Время гетманщины было отталкивающим и, в некоторой мере, анекдотичным. Сама жизнь как бы смешала воедино то, что было свойственно Булгакову, – трагедию и гротеск, человеческий героизм и ничтожество.
Украина накалялась на жестоком внутреннем огне. Пылали имения, шли схватки с немецкими карательными отрядами.
В Киеве сидел гетман Скоропадский, с такой точностью изображенный в «Днях Турбиных». Анекдотический гетман, фанерный человечек, «хампельман» в белой черкеске, которого дергали за ниточку немецкие генералы.

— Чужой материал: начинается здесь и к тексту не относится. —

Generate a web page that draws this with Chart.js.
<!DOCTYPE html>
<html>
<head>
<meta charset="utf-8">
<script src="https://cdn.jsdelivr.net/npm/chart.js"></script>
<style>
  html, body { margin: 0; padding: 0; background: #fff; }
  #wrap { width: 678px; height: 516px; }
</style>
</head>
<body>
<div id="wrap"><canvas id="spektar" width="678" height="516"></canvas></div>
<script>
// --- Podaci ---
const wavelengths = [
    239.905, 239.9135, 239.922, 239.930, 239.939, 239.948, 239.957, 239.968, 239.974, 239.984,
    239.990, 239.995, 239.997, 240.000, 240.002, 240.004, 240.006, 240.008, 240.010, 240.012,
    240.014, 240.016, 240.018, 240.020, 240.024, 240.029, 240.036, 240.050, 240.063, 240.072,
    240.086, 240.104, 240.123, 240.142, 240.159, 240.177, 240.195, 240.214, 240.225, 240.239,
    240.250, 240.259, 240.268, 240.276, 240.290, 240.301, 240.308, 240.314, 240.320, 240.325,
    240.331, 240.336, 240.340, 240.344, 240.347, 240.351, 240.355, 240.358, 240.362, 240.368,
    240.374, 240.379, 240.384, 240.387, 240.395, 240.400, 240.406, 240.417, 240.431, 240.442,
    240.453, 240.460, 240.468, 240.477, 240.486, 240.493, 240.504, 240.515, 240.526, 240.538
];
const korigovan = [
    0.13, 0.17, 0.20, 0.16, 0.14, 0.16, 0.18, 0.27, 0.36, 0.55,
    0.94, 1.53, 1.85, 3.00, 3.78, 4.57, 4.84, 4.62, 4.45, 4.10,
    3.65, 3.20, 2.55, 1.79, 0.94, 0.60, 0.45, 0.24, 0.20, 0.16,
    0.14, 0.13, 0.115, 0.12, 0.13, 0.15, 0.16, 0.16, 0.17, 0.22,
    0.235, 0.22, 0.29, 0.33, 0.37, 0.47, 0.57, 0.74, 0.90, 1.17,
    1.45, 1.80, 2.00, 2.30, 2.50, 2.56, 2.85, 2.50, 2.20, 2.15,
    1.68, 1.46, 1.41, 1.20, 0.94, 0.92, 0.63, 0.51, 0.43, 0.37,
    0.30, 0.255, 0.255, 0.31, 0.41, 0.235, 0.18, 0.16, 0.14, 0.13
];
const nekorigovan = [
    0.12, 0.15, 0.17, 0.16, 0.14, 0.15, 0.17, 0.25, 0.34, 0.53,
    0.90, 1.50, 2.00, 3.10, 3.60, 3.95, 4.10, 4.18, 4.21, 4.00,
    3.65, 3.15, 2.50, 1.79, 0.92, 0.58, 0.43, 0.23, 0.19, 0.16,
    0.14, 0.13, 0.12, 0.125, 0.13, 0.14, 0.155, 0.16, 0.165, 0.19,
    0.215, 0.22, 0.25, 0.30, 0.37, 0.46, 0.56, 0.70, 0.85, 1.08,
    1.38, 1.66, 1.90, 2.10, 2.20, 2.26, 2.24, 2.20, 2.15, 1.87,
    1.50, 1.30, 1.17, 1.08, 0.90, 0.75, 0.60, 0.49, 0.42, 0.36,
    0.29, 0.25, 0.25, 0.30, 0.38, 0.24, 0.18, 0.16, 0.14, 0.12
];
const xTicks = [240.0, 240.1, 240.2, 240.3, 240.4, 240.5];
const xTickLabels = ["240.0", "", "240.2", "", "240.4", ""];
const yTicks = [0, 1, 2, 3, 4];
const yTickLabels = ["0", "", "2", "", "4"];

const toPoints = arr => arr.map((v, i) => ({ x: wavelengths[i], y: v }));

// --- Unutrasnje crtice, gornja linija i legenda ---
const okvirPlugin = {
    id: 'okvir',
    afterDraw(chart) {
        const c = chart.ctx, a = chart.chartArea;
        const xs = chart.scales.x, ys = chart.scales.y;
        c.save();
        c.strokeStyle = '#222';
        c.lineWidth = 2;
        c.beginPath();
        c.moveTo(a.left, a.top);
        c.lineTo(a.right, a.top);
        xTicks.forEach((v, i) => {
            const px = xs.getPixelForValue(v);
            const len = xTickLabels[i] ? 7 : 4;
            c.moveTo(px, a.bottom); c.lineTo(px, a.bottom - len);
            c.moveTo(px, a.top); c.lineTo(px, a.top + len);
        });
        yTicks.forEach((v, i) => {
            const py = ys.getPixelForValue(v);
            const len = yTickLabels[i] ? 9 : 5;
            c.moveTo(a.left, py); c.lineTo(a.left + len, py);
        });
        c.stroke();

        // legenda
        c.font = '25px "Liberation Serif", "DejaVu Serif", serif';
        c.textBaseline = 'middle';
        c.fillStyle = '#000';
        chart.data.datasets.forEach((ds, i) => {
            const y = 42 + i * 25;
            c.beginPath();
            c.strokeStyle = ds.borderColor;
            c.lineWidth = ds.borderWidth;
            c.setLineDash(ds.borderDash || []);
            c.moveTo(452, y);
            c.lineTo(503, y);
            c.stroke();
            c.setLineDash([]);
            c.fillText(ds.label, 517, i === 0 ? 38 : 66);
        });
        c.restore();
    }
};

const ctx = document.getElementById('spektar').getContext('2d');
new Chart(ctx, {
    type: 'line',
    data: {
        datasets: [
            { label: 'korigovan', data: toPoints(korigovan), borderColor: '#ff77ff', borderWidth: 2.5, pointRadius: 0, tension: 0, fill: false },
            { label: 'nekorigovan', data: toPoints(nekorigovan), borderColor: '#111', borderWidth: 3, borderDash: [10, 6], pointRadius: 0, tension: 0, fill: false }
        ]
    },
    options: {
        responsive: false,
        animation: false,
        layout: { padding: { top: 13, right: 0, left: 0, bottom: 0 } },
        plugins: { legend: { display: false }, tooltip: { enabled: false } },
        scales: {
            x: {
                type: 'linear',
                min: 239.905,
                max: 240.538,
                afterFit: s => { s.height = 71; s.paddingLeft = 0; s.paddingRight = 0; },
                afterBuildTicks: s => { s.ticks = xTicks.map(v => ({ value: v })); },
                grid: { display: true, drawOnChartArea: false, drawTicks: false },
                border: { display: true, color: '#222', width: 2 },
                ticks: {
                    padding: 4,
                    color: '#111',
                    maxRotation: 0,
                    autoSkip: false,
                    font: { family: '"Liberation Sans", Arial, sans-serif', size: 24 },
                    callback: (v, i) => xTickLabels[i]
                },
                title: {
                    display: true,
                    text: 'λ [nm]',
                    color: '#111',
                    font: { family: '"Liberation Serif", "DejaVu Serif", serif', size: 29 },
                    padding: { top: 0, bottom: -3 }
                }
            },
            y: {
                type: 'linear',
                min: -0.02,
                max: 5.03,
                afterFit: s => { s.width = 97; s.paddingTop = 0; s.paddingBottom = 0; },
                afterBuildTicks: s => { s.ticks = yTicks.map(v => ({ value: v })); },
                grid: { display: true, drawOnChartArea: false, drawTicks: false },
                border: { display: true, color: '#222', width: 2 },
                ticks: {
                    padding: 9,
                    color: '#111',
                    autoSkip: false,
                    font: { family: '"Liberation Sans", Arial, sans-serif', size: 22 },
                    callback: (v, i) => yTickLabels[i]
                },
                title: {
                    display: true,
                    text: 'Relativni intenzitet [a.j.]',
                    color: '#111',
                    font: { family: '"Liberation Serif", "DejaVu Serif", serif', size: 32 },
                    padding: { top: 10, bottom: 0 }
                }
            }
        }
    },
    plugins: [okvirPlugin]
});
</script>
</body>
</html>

Иногда Скоропадский устраивал в Киеве парады своим войскам. Гетман принимал их, сидя на белом коне. Вокруг гетмана теснились немецкие генералы. Гвардейские полки гетмана, так называемые «его светлости ясновельможного пана гетмана сердюки», лихо проходили мимо белого коня. Сердюков вербовали из киевских подонков, из так называемых «шулявских» и «соломенских» хлопцев. Это была мутная хулиганствующая вольница, но и она e глубине души знала настоящую цену своему гетману. Сердюки, проходя мимо гетмана, пели:
Милый наш, милый наш,
Гетман наш босяцкий!
Гетман наш босяцкий –
Павло Скоропадский!
Скоропадский натянуто улыбался, отдавая честь, и делал вид, что не слышит этого разухабистого пения. А немецкие генералы ухмылялись.
Этот гротесковый оттенок тогдашней реальности Булгаков подмечал с необыкновенной остротой. Он наполнил им некоторые сцены своей пьесы «Дни Турбиных». Из впечатлений гетманщины и гражданской войны на Украине родился роман «Белая гвардия», а из романа – пьеса.

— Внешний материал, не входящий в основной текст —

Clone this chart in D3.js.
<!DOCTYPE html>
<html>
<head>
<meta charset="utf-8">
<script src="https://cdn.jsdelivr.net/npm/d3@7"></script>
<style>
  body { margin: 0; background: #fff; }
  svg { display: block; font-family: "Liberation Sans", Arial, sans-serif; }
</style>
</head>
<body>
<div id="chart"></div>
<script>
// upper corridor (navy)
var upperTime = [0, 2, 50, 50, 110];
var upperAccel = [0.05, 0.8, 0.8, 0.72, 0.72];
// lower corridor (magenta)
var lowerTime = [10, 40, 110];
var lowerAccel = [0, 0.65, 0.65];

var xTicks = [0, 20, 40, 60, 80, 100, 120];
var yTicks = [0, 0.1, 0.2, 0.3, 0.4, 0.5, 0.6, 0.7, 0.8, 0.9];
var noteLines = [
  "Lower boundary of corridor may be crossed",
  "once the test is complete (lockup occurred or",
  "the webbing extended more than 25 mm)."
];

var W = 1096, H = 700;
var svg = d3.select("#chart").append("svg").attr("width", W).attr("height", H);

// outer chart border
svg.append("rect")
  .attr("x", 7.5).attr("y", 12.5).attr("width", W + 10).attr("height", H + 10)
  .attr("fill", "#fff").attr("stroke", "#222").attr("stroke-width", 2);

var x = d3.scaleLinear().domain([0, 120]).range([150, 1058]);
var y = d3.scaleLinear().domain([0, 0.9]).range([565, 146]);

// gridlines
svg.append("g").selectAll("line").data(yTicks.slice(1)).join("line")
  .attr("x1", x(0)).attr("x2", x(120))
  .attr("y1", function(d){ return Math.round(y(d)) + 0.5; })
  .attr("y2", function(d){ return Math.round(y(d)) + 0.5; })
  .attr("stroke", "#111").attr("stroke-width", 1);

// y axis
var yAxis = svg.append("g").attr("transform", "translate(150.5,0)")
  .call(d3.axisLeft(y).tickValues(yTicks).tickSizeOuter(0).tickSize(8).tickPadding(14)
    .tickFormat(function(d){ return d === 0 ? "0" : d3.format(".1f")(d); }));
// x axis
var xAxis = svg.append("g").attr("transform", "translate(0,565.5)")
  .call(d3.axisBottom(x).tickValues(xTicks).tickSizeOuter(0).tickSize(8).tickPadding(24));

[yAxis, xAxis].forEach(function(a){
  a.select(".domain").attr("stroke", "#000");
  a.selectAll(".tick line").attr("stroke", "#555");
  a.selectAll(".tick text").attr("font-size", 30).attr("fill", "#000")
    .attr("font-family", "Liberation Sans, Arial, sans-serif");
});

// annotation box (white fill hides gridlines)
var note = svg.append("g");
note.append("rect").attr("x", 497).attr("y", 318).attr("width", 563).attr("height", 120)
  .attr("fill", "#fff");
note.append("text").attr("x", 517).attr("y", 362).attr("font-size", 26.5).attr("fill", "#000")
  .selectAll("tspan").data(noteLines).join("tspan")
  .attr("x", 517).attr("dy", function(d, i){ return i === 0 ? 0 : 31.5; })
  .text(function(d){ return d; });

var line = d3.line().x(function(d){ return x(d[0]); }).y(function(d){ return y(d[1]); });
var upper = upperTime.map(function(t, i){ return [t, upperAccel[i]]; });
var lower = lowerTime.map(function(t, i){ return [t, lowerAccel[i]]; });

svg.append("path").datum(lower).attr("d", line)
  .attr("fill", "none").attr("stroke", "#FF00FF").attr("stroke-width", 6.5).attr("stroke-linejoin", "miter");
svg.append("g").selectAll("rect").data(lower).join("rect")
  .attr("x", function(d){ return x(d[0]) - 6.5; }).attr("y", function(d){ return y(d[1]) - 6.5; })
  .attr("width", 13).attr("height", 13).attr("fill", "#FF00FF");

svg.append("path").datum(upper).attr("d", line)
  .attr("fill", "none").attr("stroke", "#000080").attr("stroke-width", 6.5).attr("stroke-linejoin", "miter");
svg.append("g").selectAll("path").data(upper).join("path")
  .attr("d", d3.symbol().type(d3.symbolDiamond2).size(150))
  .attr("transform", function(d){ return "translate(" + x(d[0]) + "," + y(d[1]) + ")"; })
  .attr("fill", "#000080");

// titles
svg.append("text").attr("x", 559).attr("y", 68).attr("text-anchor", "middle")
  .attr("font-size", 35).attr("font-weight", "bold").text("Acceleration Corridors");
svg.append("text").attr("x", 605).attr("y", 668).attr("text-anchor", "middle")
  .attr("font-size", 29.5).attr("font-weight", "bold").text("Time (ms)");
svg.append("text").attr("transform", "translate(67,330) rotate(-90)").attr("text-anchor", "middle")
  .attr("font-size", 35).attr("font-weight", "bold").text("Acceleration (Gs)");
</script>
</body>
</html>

Она была написана Булгаковым по предложению работников МХАТ, сразу угадавших в авторе этого романа прирожденного драматурга. МХАТ не ошибся. В театр пришел крепкий и строгий драматург. Насмешливый, преданный театральному искусству, несговорчивый, мудрый Булгаков. Недаром в театре Булгакова называли «рыцарем искусства». Он был подлинным его рыцарем – без страха и упрека.
Булгаков пришел в МХАТ, и с тех пор вся его жизнь до последних дней была связана с этим театром. О своей приверженности к МХАТ Булгаков говорил: «Я прикреплен теперь к нему, как жук к пробке».

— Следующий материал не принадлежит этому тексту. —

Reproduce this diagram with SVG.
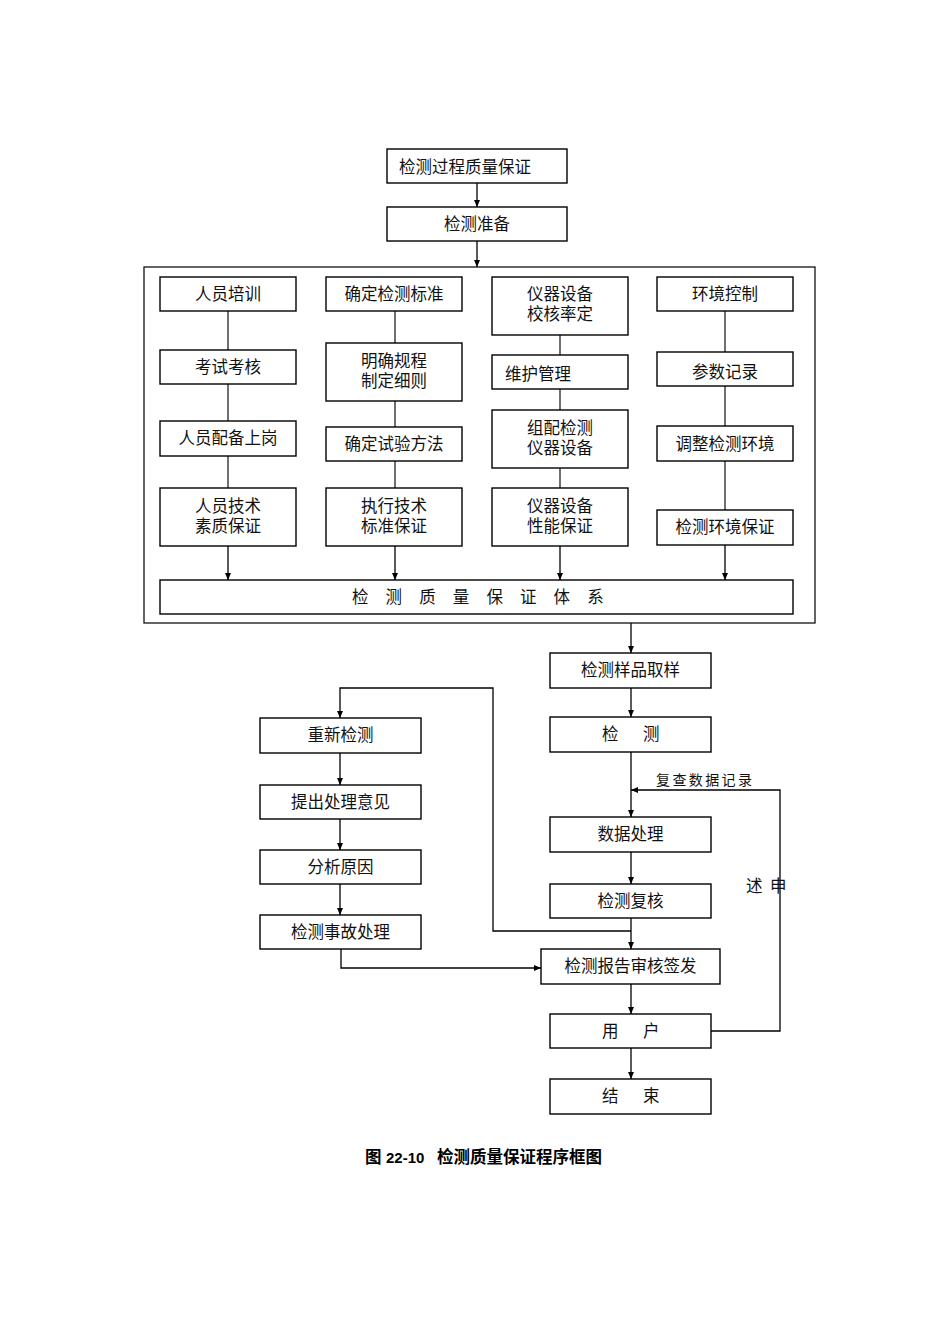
<svg xmlns="http://www.w3.org/2000/svg" width="950" height="1344" viewBox="0 0 950 1344">
<defs>
<marker id="arr" markerWidth="7" markerHeight="6" refX="7" refY="3" orient="auto" markerUnits="userSpaceOnUse"><path d="M0,0 L7,3 L0,6 z" fill="#000"/></marker>
<style>
.box{fill:#fff;stroke:#000;stroke-width:1.4}
.frame{fill:none;stroke:#111;stroke-width:1.3}
.ln{fill:none;stroke:#222;stroke-width:1.3}
.ar{fill:none;stroke:#000;stroke-width:1.3;marker-end:url(#arr)}
text{font-family:"Liberation Serif","Noto Sans CJK SC",serif;font-size:16.5px;fill:#111;dominant-baseline:central}
.c{text-anchor:middle}
.lbl{font-size:14px;letter-spacing:2.4px}
.cap{font-family:"Liberation Sans","Noto Sans CJK SC",sans-serif;font-weight:bold;font-size:16.5px;fill:#000}
</style>
</defs>
<rect width="950" height="1344" fill="#fff"/>

<g id="connectors">
<line class="ar" x1="477" y1="183" x2="477" y2="207"/>
<line class="ar" x1="477" y1="241" x2="477" y2="267"/>
<line class="ln" x1="228" y1="311" x2="228" y2="350"/>
<line class="ln" x1="228" y1="384" x2="228" y2="421"/>
<line class="ln" x1="228" y1="456" x2="228" y2="488"/>
<line class="ar" x1="228" y1="546" x2="228" y2="580"/>
<line class="ln" x1="395" y1="311" x2="395" y2="343"/>
<line class="ln" x1="395" y1="401" x2="395" y2="427"/>
<line class="ln" x1="395" y1="461" x2="395" y2="488"/>
<line class="ar" x1="395" y1="546" x2="395" y2="580"/>
<line class="ln" x1="560" y1="335" x2="560" y2="355"/>
<line class="ln" x1="560" y1="389" x2="560" y2="410"/>
<line class="ln" x1="560" y1="468" x2="560" y2="488"/>
<line class="ar" x1="560" y1="546" x2="560" y2="580"/>
<line class="ln" x1="725" y1="311" x2="725" y2="352"/>
<line class="ln" x1="725" y1="386" x2="725" y2="426"/>
<line class="ln" x1="725" y1="461" x2="725" y2="510"/>
<line class="ar" x1="725" y1="545" x2="725" y2="580"/>
<line class="ar" x1="631" y1="623" x2="631" y2="653"/>
<line class="ar" x1="631" y1="688" x2="631" y2="717"/>
<line class="ar" x1="631" y1="752" x2="631" y2="817"/>
<polyline class="ar" points="711,1031 780,1031 780,790 631,790"/>
<line class="ar" x1="631" y1="852" x2="631" y2="884"/>
<line class="ar" x1="631" y1="918" x2="631" y2="949"/>
<polyline class="ar" points="631,931 493,931 493,688 340,688 340,718"/>
<line class="ar" x1="340" y1="753" x2="340" y2="785"/>
<line class="ar" x1="340" y1="819" x2="340" y2="850"/>
<line class="ar" x1="340" y1="884" x2="340" y2="915"/>
<polyline class="ar" points="341,949 341,968 541,968"/>
<line class="ar" x1="631" y1="984" x2="631" y2="1014"/>
<line class="ar" x1="631" y1="1048" x2="631" y2="1079"/>
</g>

<g id="frame"><rect class="frame" x="144" y="267" width="671" height="356"/></g>

<g id="n_top"><rect class="box" x="387" y="149" width="180" height="34"/><text x="399" y="167">检测过程质量保证</text></g>
<g id="n_prep"><rect class="box" x="387" y="207" width="180" height="34"/><text class="c" x="477" y="224">检测准备</text></g>

<g id="n_c1a"><rect class="box" x="160" y="277" width="136" height="34"/><text class="c" x="228" y="294">人员培训</text></g>
<g id="n_c1b"><rect class="box" x="160" y="350" width="136" height="34"/><text class="c" x="228" y="367">考试考核</text></g>
<g id="n_c1c"><rect class="box" x="160" y="421" width="136" height="35"/><text class="c" x="228" y="438">人员配备上岗</text></g>
<g id="n_c1d"><rect class="box" x="160" y="488" width="136" height="58"/><text class="c" x="228" y="506">人员技术</text><text class="c" x="228" y="526">素质保证</text></g>

<g id="n_c2a"><rect class="box" x="326" y="277" width="136" height="34"/><text class="c" x="394" y="294">确定检测标准</text></g>
<g id="n_c2b"><rect class="box" x="326" y="343" width="136" height="58"/><text class="c" x="394" y="361">明确规程</text><text class="c" x="394" y="381">制定细则</text></g>
<g id="n_c2c"><rect class="box" x="326" y="427" width="136" height="34"/><text class="c" x="394" y="444">确定试验方法</text></g>
<g id="n_c2d"><rect class="box" x="326" y="488" width="136" height="58"/><text class="c" x="394" y="506">执行技术</text><text class="c" x="394" y="526">标准保证</text></g>

<g id="n_c3a"><rect class="box" x="492" y="277" width="136" height="58"/><text class="c" x="560" y="294">仪器设备</text><text class="c" x="560" y="314">校核率定</text></g>
<g id="n_c3b"><rect class="box" x="492" y="355" width="136" height="34"/><text x="505" y="374">维护管理</text></g>
<g id="n_c3c"><rect class="box" x="492" y="410" width="136" height="58"/><text class="c" x="560" y="428">组配检测</text><text class="c" x="560" y="448">仪器设备</text></g>
<g id="n_c3d"><rect class="box" x="492" y="488" width="136" height="58"/><text class="c" x="560" y="506">仪器设备</text><text class="c" x="560" y="526">性能保证</text></g>

<g id="n_c4a"><rect class="box" x="657" y="277" width="136" height="34"/><text class="c" x="725" y="294">环境控制</text></g>
<g id="n_c4b"><rect class="box" x="657" y="352" width="136" height="34"/><text class="c" x="725" y="372">参数记录</text></g>
<g id="n_c4c"><rect class="box" x="657" y="426" width="136" height="35"/><text class="c" x="725" y="444">调整检测环境</text></g>
<g id="n_c4d"><rect class="box" x="657" y="510" width="136" height="35"/><text class="c" x="725" y="527">检测环境保证</text></g>

<g id="n_system"><rect class="box" x="160" y="580" width="633" height="34"/><text x="352" y="597" style="letter-spacing:17.1px">检测质量保证体系</text></g>

<g id="n_sample"><rect class="box" x="550" y="653" width="161" height="35"/><text class="c" x="630.5" y="670.5">检测样品取样</text></g>
<g id="n_test"><rect class="box" x="550" y="717" width="161" height="35"/><text x="602" y="734.5" style="letter-spacing:24.5px">检测</text></g>
<g id="n_data"><rect class="box" x="550" y="817" width="161" height="35"/><text class="c" x="630.5" y="834.5">数据处理</text></g>
<g id="n_recheck"><rect class="box" x="550" y="884" width="161" height="34"/><text class="c" x="630.5" y="901">检测复核</text></g>
<g id="n_report"><rect class="box" x="541" y="949" width="179" height="35"/><text class="c" x="630.5" y="966.5">检测报告审核签发</text></g>
<g id="n_user"><rect class="box" x="550" y="1014" width="161" height="34"/><text x="602" y="1031" style="letter-spacing:24.5px">用户</text></g>
<g id="n_end"><rect class="box" x="550" y="1079" width="161" height="35"/><text x="602" y="1096.5" style="letter-spacing:24.5px">结束</text></g>

<g id="n_retest"><rect class="box" x="260" y="718" width="161" height="35"/><text class="c" x="340.5" y="735.5">重新检测</text></g>
<g id="n_opinion"><rect class="box" x="260" y="785" width="161" height="34"/><text class="c" x="340.5" y="802">提出处理意见</text></g>
<g id="n_cause"><rect class="box" x="260" y="850" width="161" height="34"/><text class="c" x="340.5" y="867">分析原因</text></g>
<g id="n_accident"><rect class="box" x="260" y="915" width="161" height="34"/><text class="c" x="340.5" y="932">检测事故处理</text></g>

<g id="labels">
<text class="lbl" x="656" y="780">复查数据记录</text>
<text x="746" y="886">述</text>
<text x="770" y="886">申</text>
</g>

<g id="caption">
<text class="cap" x="365" y="1157">图</text>
<text class="cap" x="386" y="1157" style="font-size:15px">22-10</text>
<text class="cap" x="437" y="1157">检测质量保证程序框图</text>
</g>
</svg>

Путь драматурга – тяжелый путь. Он не усеян лавровыми ветвями. И Булгаков прошел его с величайшим мужеством.
Я не вхожу в разбор пьес Булгакова по их существу. Они разнообразны и равно блестящи, независимо от тех или иных своих спорных качеств.
Драматургическое наследство Булгакова очень велико. Лишь часть его пьес была поставлена – «Дни Турбиных», «Мертвые души», «Пушкин», «Зойкина квартира», «Багровый остров». Кроме этих пьес Булгаков оставил вполне законченные пьесы – «Мольер», «Бег», «Иван Васильевич», «Дон Кихот», инсценировку «Войны и мира» и либретто опер «Минин и Пожарский», «Петр Великий», «Черное море» и «Рашель» (по рассказу Мопассана «Мадемуазель Фифи»).
Помимо пьес Булгаков оставил несколько законченных прозаических вещей. Самая значительная из них, где талант Булгакова проявился во всей силе, – это роман «Мастер и Маргарита».
«Дни Турбиных» – пьеса, посвященная показу сильного и умного врага, – написана с большой драматической силой и блеском. Она прошла на сцене МХАТ свыше 900 раз. В этой пьесе показало свое высокое мастерство второе поколение актеров МХАТ. Успех этой пьесы общеизвестен.
Великолепна инсценировка «Мертвых душ» – любимой книги Булгакова: Гоголя Булгаков полюбил еще в детстве. Характерен тот путь, который прошел в сознании Булгакова этот писатель. В детстве Булгаков воспринял «Мертвые души» как авантюрный роман. Лишь постепенно, по мере роста самого Булгакова, менялся в его представлении и Гоголь, совершив переход от веселого и почти авантюрного писателя до гения с его горьким смехом над несовершенством людского общества и человеческих отношений.
Все пьесы Булгакова, равно как и проза, написаны очень смело. В каждой из них есть новизна, нечто свое, булгаковское, новое по отношению к самому себе. Булгаков никогда не перепевал самого себя.
В пьесе «Пушкин» Булгаков показал всю тяжесть обстановки последних дней поэта, но не вывел на сцену самого поэта. В этом сказалось благоговение Булгакова к Пушкину (какой актер мог бы сыграть Пушкина так, чтобы не снизить его образ в наших глазах), его художественный такт, строгость мастера и его смелость.